Students not wanting any particular piece of public information about themselves released to the public can fill out a form at the Registrar’s Office in Room 214 of Alumni Hall. In addition to removing the information from the lists sold to advertisers, the request process will remove it from the university’s print and online phone directories.

Bowman said students can request that only their e-mail addresses be removed from the directories, but making that request may not be the end of the junk e-mail problem.

“The advertisers can search newsgroups where you’ve left postings and find your e-mail that way,” he said.

Bowman also said some sites on the World Wide Web are designed to read and retain the e-mail addresses of the users accessing them in small files called “cookies.” Advertisers then use those lists to send unsolicited ads to the people who have accessed the site.

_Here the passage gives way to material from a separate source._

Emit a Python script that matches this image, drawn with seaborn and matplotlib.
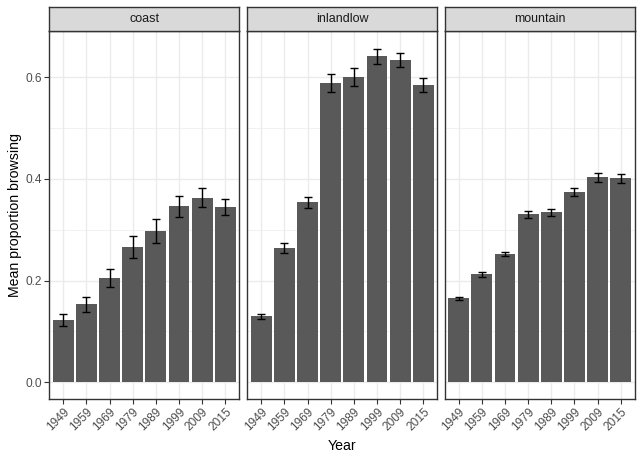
import matplotlib
matplotlib.use("Agg")
import matplotlib.pyplot as plt
import seaborn as sns
import pandas as pd
import numpy as np

years = ["1949", "1959", "1969", "1979", "1989", "1999", "2009", "2015"]
regions = ["coast", "inlandlow", "mountain"]

coast_mean = [0.122, 0.153, 0.205, 0.266, 0.297, 0.346, 0.363, 0.345]
coast_se = [0.012, 0.014, 0.018, 0.021, 0.023, 0.021, 0.018, 0.016]
inland_mean = [0.130, 0.264, 0.354, 0.588, 0.600, 0.641, 0.633, 0.584]
inland_se = [0.005, 0.010, 0.011, 0.017, 0.017, 0.015, 0.014, 0.014]
mountain_mean = [0.165, 0.212, 0.252, 0.330, 0.334, 0.374, 0.403, 0.401]
mountain_se = [0.003, 0.005, 0.004, 0.0075, 0.007, 0.008, 0.009, 0.009]

means = {"coast": coast_mean, "inlandlow": inland_mean, "mountain": mountain_mean}
ses = {"coast": coast_se, "inlandlow": inland_se, "mountain": mountain_se}

rows = []
for r in regions:
    for y, m, s in zip(years, means[r], ses[r]):
        rows.append({"region": r, "Year": y, "mean": m, "se": s})
df = pd.DataFrame(rows)

sns.set_theme(style="white")
plt.rcParams["font.family"] = ["Liberation Sans", "DejaVu Sans"]

W, H = 642, 461
fig = plt.figure(figsize=(W / 100, H / 100), dpi=100)

lefts = [49.3, 247.3, 444.7]
right_w = 190.0
top_px, bot_px = 31.5, 399.0
strip_top = 7.3

bar_color = "#595959"
grid_color = "#EBEBEB"
border = "#333333"

for i, r in enumerate(regions):
    sub = df[df["region"] == r]
    ax = fig.add_axes([lefts[i] / W, (H - bot_px) / H, right_w / W, (bot_px - top_px) / H])
    sns.barplot(data=sub, x="Year", y="mean", order=years, color=bar_color,
                width=0.9, errorbar=None, ax=ax, saturation=1, zorder=3)
    for p in ax.patches:
        p.set_edgecolor("none")
    xs = np.arange(len(years))
    ax.errorbar(xs, sub["mean"].values, yerr=sub["se"].values, fmt="none",
                ecolor="black", elinewidth=1.0, capsize=2.8, capthick=1.0, zorder=4)
    ax.set_xlim(-0.6, len(years) - 1 + 0.6)
    ax.set_ylim(-0.0328, 0.6895)
    ax.set_yticks([0.0, 0.2, 0.4, 0.6])
    ax.set_yticks([0.1, 0.3, 0.5], minor=True)
    ax.grid(True, which="major", color=grid_color, linewidth=1.0, zorder=0)
    ax.grid(True, which="minor", axis="y", color=grid_color, linewidth=0.5, zorder=0)
    ax.set_axisbelow(True)
    ax.set_facecolor("white")
    for s in ax.spines.values():
        s.set_color(border)
        s.set_linewidth(1.0)
        s.set_visible(True)
    ax.tick_params(axis="both", which="major", length=3.5, width=0.8, color=border,
                   labelsize=8.6, labelcolor="#4D4D4D", pad=1.5, bottom=True, left=True)
    ax.tick_params(axis="y", which="minor", length=0)
    ax.set_xticks(xs)
    ax.set_xticklabels(years, rotation=45, ha="right", rotation_mode="anchor")
    ax.set_xlabel("")
    ax.set_ylabel("")
    if i == 0:
        ax.set_yticklabels(["0.0", "0.2", "0.4", "0.6"])
    else:
        ax.set_yticklabels([])
        ax.tick_params(axis="y", which="major", length=0)
    # strip
    sax = fig.add_axes([lefts[i] / W, (H - top_px) / H, right_w / W, (top_px - strip_top) / H])
    sax.set_facecolor("#D9D9D9")
    sax.set_xticks([])
    sax.set_yticks([])
    for s in sax.spines.values():
        s.set_color(border)
        s.set_linewidth(1.0)
    sax.text(0.5, 0.5, r, ha="center", va="center", fontsize=9.0, color="#1A1A1A",
             transform=sax.transAxes)

fig.text((49.3 + 634.7) / 2 / W, 1 - 446 / H, "Year", ha="center", va="center",
         fontsize=10.2, color="black")
fig.text(15 / W, 1 - 215 / H, "Mean proportion browsing", ha="center", va="center",
         rotation=90, fontsize=10.2, color="black")

fig.savefig("out.png", dpi=100, facecolor="white")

“In general, there is no way to avoid getting e-mail from advertisers who use those methods,” he said. “Electronic means is just one of the methods used by advertisers today.”

Bowman noted that in Iowa, merchants who send unsolicited ads through e-mail are required to give people who receive the ads a way of being removed from the merchants’ lists.

Bowman also said he empathizes with anybody who has received unwanted e-mail.

“It’s a touchy thing for us all,” he said. “It’s something none of us want.”